The main differential, of course, it’s ability to display native triangles in addition to quads? (The Saturn literally did not have native 3D hardware as we understand it but literally drew thousands of scaled and transformed sprites as quads instead of the triangles we are used to today.)

I agree that Vulkan isn't necessary, but neither is OpenGL, or a GPU at all. A software rasterizer would be the way to go. Even a mobile CPU should be able to rasterize 2048 polygons per frame at 256x192 using fixed point math. That's almost Quake 1 levels of graphics, and Quake 1 was software rendered in 1996 on 75 Mhz Pentium 1s.

Edit: Reading other articles on the site, it seems like they started with a software renderer. I wonder why they decided to try OpenGL?

People like to increase the internal resolution to render at 4K or more, which I believe is much faster when using hardware to do it.

Wow, yeah, that would be a reason to use hardware. Here's what that looks like: https://youtu.be/tvGVqGQIDGA

Kind of an interesting aesthetic. It looks less terrible than I expected. I think it would be interesting to apply some of the recent machine learning based upsampling techniques on DS games too.

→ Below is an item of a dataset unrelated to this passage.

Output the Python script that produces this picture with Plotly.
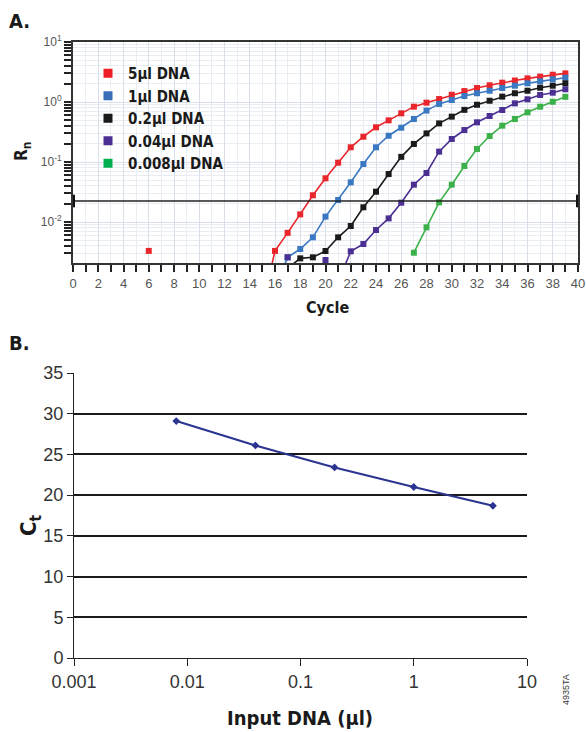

4K at 60 FPS is basically impossible on CPU.

People like to add shaders to their emulation these days; crt filters, colour adjustment, samplers, etc.

It should be easy enough to upload the final rasterized texture to the GPU and apply filters there.

That doesn't help when geometry is a target for shading.

Makes me wonder if compute kernels would be a better solution if you're trying to emulate all these rasterizer quirks while being fast enough to be playable.

You need to render a few thousand polygons to a 298x196 buffer. Desmume has a software renderer, and it's more than adequate. The trick is being compatible.

DS being the Nintendo DS console GPU. Took me awhile to actually verify that's what they were talking about, especially since it starts with paragraphs about Vulkan.

I was wondering if it was in reference to the Nintendo system too, but then I read the domain.

Ha! The domain is what gave it away for me as well. Perhaps the HN title could be made more clear?